A few years after the explosion, the church was rebuilt. Today, residents of Beatrice still wonder about the unexplained events that kept each member safely away from it. To some, it was simply a remarkable coincidence, but others believe it was the careful design of a greater power.
Extra Notes:

  • This case first aired on the January 3, 1990 episode. It was originally supposed to air on the December 20, 1989 episode, but was delayed.
  • It was also featured on Urban Legends and That's Incredible and was the basis for a "Fact" segment on Beyond Belief.
  • It was also mentioned in the book, "The Angels of Cokeville and Other True Stories of Heavenly Intervention", which focused on the Cokeville Elementary School Explosion.
  • A researcher for the show discovered this story after reading about it in a book called "Amazing Coincidences".

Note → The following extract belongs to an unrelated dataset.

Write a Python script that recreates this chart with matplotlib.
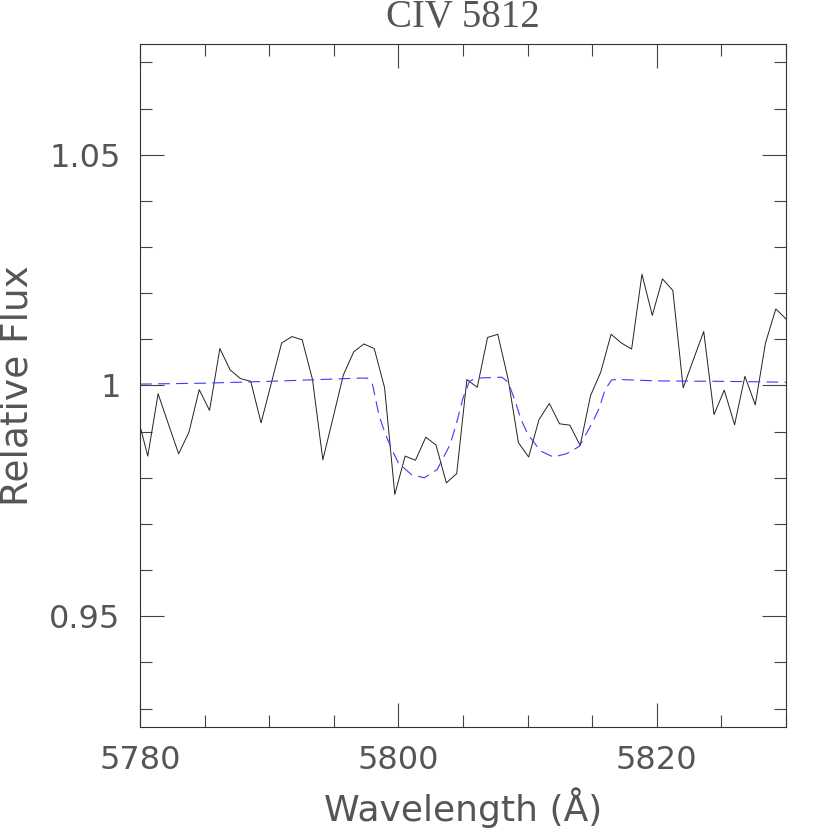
import matplotlib
matplotlib.use("Agg")
import matplotlib.pyplot as plt
from matplotlib.ticker import MultipleLocator, FixedFormatter, FixedLocator

wave = [5779.80, 5780.60, 5781.40, 5782.19, 5782.99, 5783.79, 5784.58, 5785.38,
        5786.18, 5786.97, 5787.77, 5788.57, 5789.37, 5790.16, 5790.96, 5791.76,
        5792.55, 5793.35, 5794.15, 5794.94, 5795.74, 5796.54, 5797.33, 5798.13,
        5798.93, 5799.72, 5800.52, 5801.32, 5802.12, 5802.91, 5803.71, 5804.51,
        5805.30, 5806.10, 5806.90, 5807.69, 5808.49, 5809.29, 5810.08, 5810.88,
        5811.68, 5812.47, 5813.27, 5814.07, 5814.87, 5815.66, 5816.46, 5817.26,
        5818.05, 5818.85, 5819.65, 5820.44, 5821.24, 5822.04, 5822.83, 5823.63,
        5824.43, 5825.22, 5826.02, 5826.82, 5827.62, 5828.41, 5829.21, 5830.01]
flux = [0.9934, 0.9847, 0.9982, 0.9917, 0.9852, 0.9899, 0.9991, 0.9946,
        1.0080, 1.0034, 1.0015, 1.0009, 0.9919, 1.0005, 1.0092, 1.0106,
        1.0099, 1.0013, 0.9839, 0.9930, 1.0023, 1.0073, 1.0090, 1.0080,
        0.9995, 0.9764, 0.9847, 0.9838, 0.9888, 0.9871, 0.9789, 0.9809,
        1.0013, 0.9996, 1.0104, 1.0111, 1.0014, 0.9876, 0.9845, 0.9926,
        0.9961, 0.9917, 0.9914, 0.9870, 0.9978, 1.0029, 1.0111, 1.0092,
        1.0079, 1.0241, 1.0152, 1.0231, 1.0206, 0.9995, 1.0056, 1.0117,
        0.9937, 0.9990, 0.9915, 1.0020, 0.9958, 1.0092, 1.0166, 1.0144]

# model profile
model_wave = [5780.0, 5785.0, 5790.0, 5795.0, 5797.0, 5797.6, 5798.0, 5798.5,
              5799.0, 5799.5, 5800.0, 5801.0, 5802.0, 5803.0, 5804.0, 5804.5,
              5805.0, 5805.5, 5806.0, 5808.0, 5808.5, 5809.0, 5809.5, 5810.0,
              5811.0, 5812.0, 5813.0, 5814.0, 5815.0, 5815.5, 5816.0, 5816.5,
              5817.0, 5820.0, 5825.0, 5828.0, 5830.0]
model_flux = [1.0003, 1.0005, 1.0009, 1.0014, 1.0016, 1.0016, 1.0002, 0.9935,
              0.9894, 0.9861, 0.9832, 0.9807, 0.9800, 0.9818, 0.9872, 0.9919,
              0.9973, 1.0009, 1.0016, 1.0018, 1.0007, 0.9969, 0.9926, 0.9895,
              0.9858, 0.9845, 0.9852, 0.9868, 0.9919, 0.9948, 0.9991, 1.0012,
              1.0013, 1.0010, 1.0009, 1.0008, 1.0007]

xticks = [5780, 5800, 5820]
yticks = [0.95, 1.0, 1.05]
ytick_labels = ["0.95", "1", "1.05"]

plt.rcParams["lines.scale_dashes"] = False
txt = "#555555"

fig = plt.figure(figsize=(8.3, 8.3), dpi=100)
ax = fig.add_axes([0.1687, 0.1241, 0.7783, 0.8229])

ax.plot(wave, flux, color="#222222", lw=0.7)
ax.plot(model_wave, model_flux, color="#3a3aff", lw=0.8, linestyle=(0, (8.5, 4.5)))

ax.set_xlim(5780, 5830)
ax.set_ylim(0.926, 1.074)

ax.xaxis.set_major_locator(FixedLocator(xticks))
ax.xaxis.set_minor_locator(MultipleLocator(5))
ax.yaxis.set_major_locator(FixedLocator(yticks))
ax.yaxis.set_major_formatter(FixedFormatter(ytick_labels))
ax.yaxis.set_minor_locator(MultipleLocator(0.01))

ax.tick_params(which="both", direction="in", top=True, right=True,
               color="#444444", width=0.8, labelsize=23, labelcolor=txt)
ax.tick_params(which="major", length=17)
ax.tick_params(which="minor", length=8.5)
ax.tick_params(axis="x", pad=13)
ax.tick_params(axis="y", pad=14)

for s in ax.spines.values():
    s.set_color("#333333")
    s.set_linewidth(0.8)

ax.set_xlabel("Wavelength (Å)", fontsize=26, color=txt, labelpad=8)
ax.set_ylabel("Relative Flux", fontsize=27, color=txt, labelpad=10)
ax.set_title("CIV 5812", fontsize=28, color=txt, family="Liberation Serif", pad=12)

fig.savefig("out.png", dpi=100)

  • For the footage of the explosion, the producers chose a church in Unadilla, Nebraska that was slated for demolition and planned to blow it up. They flew a special effects expert to the site and surrounded it with five cameras framed by plywood boxes that would protect the gear and the cameramen. "We were supposed to cave in the roof, and we framed [the shot] slightly above the roof," Rosenfeld, who directed the segment, recalled, "[The special effects guy] blew it up way bigger than we expected. A fireball went into the air, probably a quarter mile. We were all scared." The explosion used ninety-five sticks of dynamite and three 10-gallon tubs of gasoline with debris raining down for twenty minutes. Shrapnel also speared the plywood boxes around the cameras and their operators.
  • Some sources state the church was called "West Side Baptist Church", choir practice did not start until 7:30pm, Royena and Sadie's father was also a choir member, Ladona's name is spelled "LaDonna", Herbert was going to practice with his aunt, pianist Esther Stuermer, and Lucille and Dorothy were walking together instead of driving.

Results: Unsolved. Sadly, several of the choir members have since passed away, including Harvey Ahl, Joyce Black, Lucille Jones, Herbert Kipf, Eunice and Walter Klempel, Martha Paul, Ruth Schuster, and Ladona Vandegrift.